STATED EXERCISE: Find each line with "script" and copy it.

··· INFORMATION SUPPLIED

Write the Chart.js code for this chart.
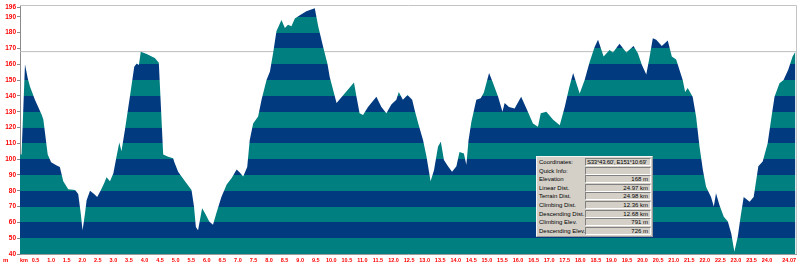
<!DOCTYPE html>
<html>
<head>
<meta charset="utf-8">
<script src="https://cdn.jsdelivr.net/npm/chart.js@4/dist/chart.umd.min.js"></script>
<style>
  html, body { margin: 0; padding: 0; background: #fff; }
  #wrap { position: relative; width: 799px; height: 264px; }
  #qi { position: absolute; left: 536px; top: 156px; width: 115px; height: 79px;
        background: #d4d0c8; border-top: 1px solid #f4f4f4; border-left: 1px solid #f4f4f4;
        border-right: 1px solid #9a9a9a; border-bottom: 1px solid #9a9a9a;
        font-family: 'Liberation Sans', Arial, sans-serif; font-size: 6px; color: #000; }
  .row { position: absolute; left: 0; height: 8px; width: 115px; }
  .lab { position: absolute; left: 2px; top: 1px; white-space: nowrap; }
  .val { position: absolute; left: 48px; top: 0px; width: 62px; height: 6px; line-height: 6px;
         border-top: 1px solid #808080; border-left: 1px solid #808080;
         border-bottom: 1px solid #fff; border-right: 1px solid #fff;
         text-align: right; padding-right: 2px; white-space: nowrap; overflow: hidden; }
  .val.left { text-align: left; padding-left: 1px; padding-right: 0; width: 63px; letter-spacing: -0.25px; }
</style>
</head>
<body>
<div id="wrap">
  <canvas id="c" width="799" height="264"></canvas>
  <div id="qi"></div>
</div>
<script>
// ---- data ----
const distanceKm = [
  0.00, 0.05, 0.16, 0.25, 0.32, 0.48, 0.70, 0.75, 0.89, 1.00, 1.18, 1.28, 1.39, 1.55, 1.77, 1.87, 1.95, 2.01,
  2.09, 2.14, 2.25, 2.38, 2.48, 2.60, 2.71, 2.78, 2.89, 3.00, 3.10, 3.19, 3.26, 3.37, 3.53, 3.67, 3.75, 3.82,
  3.88, 4.07, 4.33, 4.46, 4.60, 4.76, 4.92, 4.96, 5.08, 5.30, 5.51, 5.59, 5.65, 5.72, 5.85, 5.94, 6.08, 6.20,
  6.31, 6.47, 6.64, 6.80, 6.96, 7.06, 7.17, 7.30, 7.38, 7.49, 7.65, 7.76, 7.92, 8.03, 8.13, 8.24, 8.40, 8.51,
  8.61, 8.72, 8.83, 8.99, 9.20, 9.47, 9.58, 9.74, 9.88, 9.95, 10.17, 10.43, 10.73, 10.81, 10.91, 11.02, 11.18,
  11.45, 11.61, 11.77, 11.93, 12.09, 12.17, 12.30, 12.45, 12.60, 12.68, 12.81, 12.95, 13.06, 13.19, 13.30,
  13.43, 13.52, 13.62, 13.75, 13.88, 14.02, 14.12, 14.26, 14.34, 14.41, 14.50, 14.66, 14.80, 14.90, 15.07,
  15.20, 15.36, 15.50, 15.57, 15.71, 15.89, 16.10, 16.27, 16.48, 16.64, 16.73, 16.91, 17.12, 17.34, 17.50,
  17.64, 17.77, 17.98, 18.14, 18.30, 18.46, 18.57, 18.75, 18.94, 19.05, 19.26, 19.48, 19.71, 19.85, 19.98,
  20.12, 20.22, 20.33, 20.44, 20.62, 20.81, 20.94, 21.08, 21.29, 21.37, 21.45, 21.61, 21.72, 21.83, 21.94,
  22.04, 22.20, 22.29, 22.36, 22.47, 22.61, 22.74, 22.85, 22.95, 23.06, 23.15, 23.25, 23.44, 23.57, 23.72,
  23.86, 24.02, 24.13, 24.24, 24.40, 24.53, 24.68, 24.82, 24.91
];
const elevationM = [
  103, 103, 160, 151, 146, 137.5, 128, 125, 103, 98, 96, 95, 86, 81, 80.5, 78, 66, 55,
  66, 74, 80, 78, 76, 80.5, 85, 88.5, 86, 91, 101.5, 110.5, 105, 118.5, 139.5, 158.5, 160.5, 159.5,
  168, 166.5, 164, 161, 103, 101.5, 100.5, 98, 92, 86, 80.5, 70, 57, 55, 69, 66, 60.5, 58.5,
  66, 76, 84, 88, 93.5, 91.5, 89, 95, 112, 122.5, 127, 137.5, 150, 155.5, 167, 181, 188, 183,
  185, 184, 189, 191, 193.5, 195.5, 184, 171, 160, 152, 135.5, 141.5, 148.5, 139.5, 129, 128, 133,
  139.5, 133, 129, 134.5, 137.5, 142.5, 137.5, 140.5, 137.5, 131, 121.5, 112, 101.5, 86, 93,
  108, 111, 99.5, 95.5, 92, 95.5, 104.5, 103.5, 96.5, 112, 123.5, 137.5, 138.5, 142, 154.5,
  148, 139.5, 130, 135.5, 133, 132, 139.5, 132, 122.5, 120.5, 129, 130, 125, 121.5, 133,
  145, 154.5, 141.5, 150, 161.5, 171, 175.5, 165, 169, 167.5, 173, 167.5, 171.5, 167, 159.5,
  153.5, 164, 176.5, 175.5, 171.5, 175, 165, 163, 150, 142.5, 145, 139.5, 127, 108, 93,
  82.5, 76, 70, 78.5, 71, 63.5, 60.5, 53, 41.5, 51, 63.5, 76, 73, 76, 95.5,
  98.5, 110, 125, 139.5, 148, 150, 156.5, 165, 168
];
const yTickValues = [40, 50, 60, 70, 80, 90, 100, 110, 120, 130, 140, 150, 160, 170, 180, 190, 196];
const xTickStepKm = 0.5;
const xLastTickKm = 24.0;
const xStartLabel = 'km';
const xEndLabel = '24.07';
const yUnitLabel = 'm';
const cursorElevation = 168;
const totalKm = 24.93;
const quickInfoLabels = ['Coordinates:', 'Quick Info:', 'Elevation', 'Linear Dist.', 'Terrain Dist.',
  'Climbing Dist.', 'Descending Dist.', 'Climbing Elev.', 'Descending Elev.'];
const quickInfoValues = ['S33°43.60\', E151°10.69\'', '', '168 m', '24.97 km', '24.98 km',
  '12.36 km', '12.68 km', '791 m', '726 m'];

// ---- styles ----
const TEAL = '#007f80';
const NAVY = '#023a80';
const RED = '#ff0000';
const bandStep = 10, bandMin = 40, bandMax = 200;

function stripeFill(context) {
  const chart = context.chart;
  const { ctx, chartArea, scales } = chart;
  if (!chartArea) return TEAL;
  const y = scales.y;
  const pb = y.getPixelForValue(bandMin), pt = y.getPixelForValue(bandMax);
  const g = ctx.createLinearGradient(0, pb, 0, pt);
  const span = bandMax - bandMin;
  for (let v = bandMin; v < bandMax; v += bandStep) {
    const k = (v - bandMin) / bandStep;
    const c = k % 2 === 0 ? TEAL : NAVY;
    g.addColorStop((v - bandMin) / span + (k === 0 ? 0 : 0.0001), c);
    g.addColorStop(Math.min((v + bandStep - bandMin) / span, 1), c);
  }
  return g;
}

const profile = distanceKm.map((x, i) => ({ x, y: elevationM[i] }));

const frame = {
  id: 'frame',
  afterDatasetsDraw(chart) {
    const { ctx, chartArea: a } = chart;
    ctx.save();
    ctx.strokeStyle = '#c4c4c4';
    ctx.lineWidth = 1;
    ctx.beginPath();
    ctx.moveTo(a.left, a.top + 0.5); ctx.lineTo(a.right + 0.5, a.top + 0.5);
    ctx.lineTo(a.right + 0.5, a.bottom);
    ctx.stroke();
    ctx.restore();
  },
  afterDraw(chart) {
    const { ctx } = chart;
    ctx.save();
    ctx.fillStyle = RED;
    ctx.font = 'bold 6px "Liberation Sans", Arial';
    ctx.textBaseline = 'middle';
    ctx.textAlign = 'left';
    ctx.fillText(yUnitLabel, 3, 260);
    ctx.restore();
  }
};

new Chart(document.getElementById('c'), {
  type: 'line',
  data: {
    datasets: [
      {
        data: profile,
        fill: 'start',
        backgroundColor: stripeFill,
        borderWidth: 0,
        borderColor: 'rgba(0,0,0,0)',
        pointRadius: 0,
        tension: 0,
        order: 1
      },
      {
        data: [{ x: 0, y: cursorElevation }, { x: totalKm, y: cursorElevation }],
        fill: false,
        borderColor: '#bdbdbd',
        borderWidth: 1,
        pointRadius: 0,
        order: 2
      }
    ]
  },
  options: {
    responsive: false,
    animation: false,
    devicePixelRatio: 1,
    layout: { padding: { top: 5, right: 3, left: 0, bottom: 0 } },
    plugins: { legend: { display: false }, tooltip: { enabled: false } },
    scales: {
      x: {
        type: 'linear', min: 0, max: totalKm,
        afterFit(s) { s.height = 10; },
        afterBuildTicks(s) {
          const t = [];
          for (let v = 0; v <= xLastTickKm + 1e-9; v += xTickStepKm) t.push({ value: Math.round(v * 10) / 10 });
          t.push({ value: totalKm });
          s.ticks = t;
        },
        grid: { display: false, drawTicks: false, tickLength: 0 },
        border: { display: true, color: '#9a9a9a' },
        ticks: {
          autoSkip: false, maxRotation: 0, minRotation: 0, padding: 3, align: 'inner',
          color: RED, font: { family: '"Liberation Sans", Arial', size: 5.5, weight: 'bold' },
          callback(v) {
            if (v === 0) return xStartLabel;
            if (v === totalKm) return xEndLabel;
            return v.toFixed(1);
          }
        }
      },
      y: {
        type: 'linear', min: 40, max: 197.5,
        afterFit(s) { s.width = 20; },
        afterBuildTicks(s) { s.ticks = yTickValues.map(v => ({ value: v })); },
        grid: { drawOnChartArea: false, drawTicks: true, tickLength: 3, color: '#8a8a8a' },
        border: { display: true, color: '#8a8a8a' },
        ticks: {
          autoSkip: false, padding: 1, color: RED,
          font: { family: '"Liberation Sans", Arial', size: 6.5, weight: 'bold' }
        }
      }
    }
  },
  plugins: [frame]
});

// ---- quick info panel ----
const qi = document.getElementById('qi');
quickInfoLabels.forEach((lab, i) => {
  const row = document.createElement('div');
  row.className = 'row';
  row.style.top = (1 + i * 8.6) + 'px';
  const l = document.createElement('div');
  l.className = 'lab';
  l.textContent = lab;
  const v = document.createElement('div');
  v.className = 'val' + (i === 0 ? ' left' : '');
  v.textContent = quickInfoValues[i];
  row.appendChild(l); row.appendChild(v);
  qi.appendChild(row);
});
</script>
</body>
</html>
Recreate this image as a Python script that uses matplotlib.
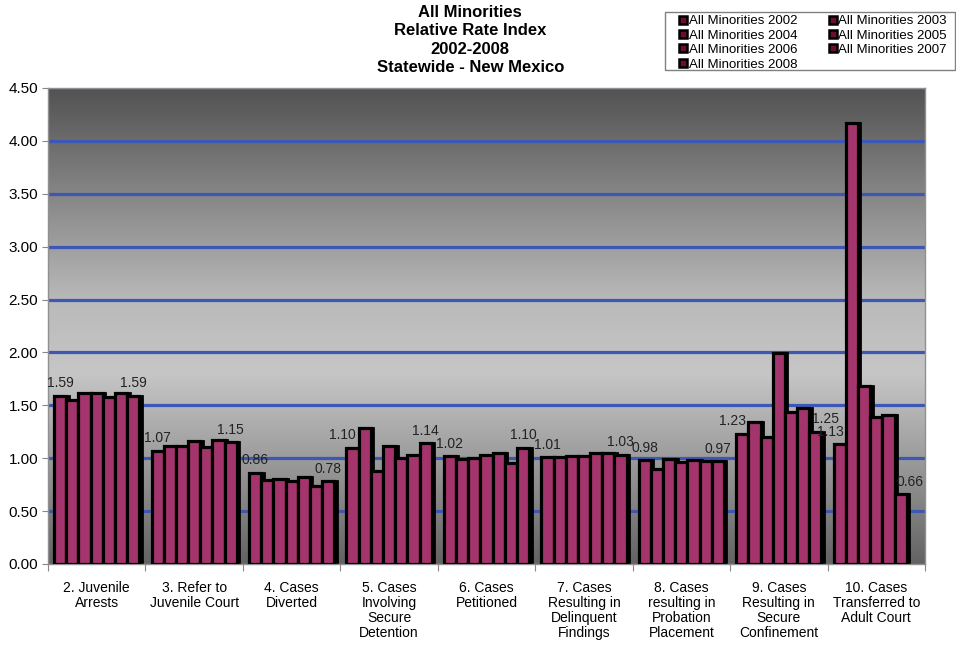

······

EXERCISE OUTPUT:
<script src="https://cdn.jsdelivr.net/npm/chart.js@4/dist/chart.umd.min.js"></script>
<script>
</script>
Recreate this image as a Python script that uses matplotlib.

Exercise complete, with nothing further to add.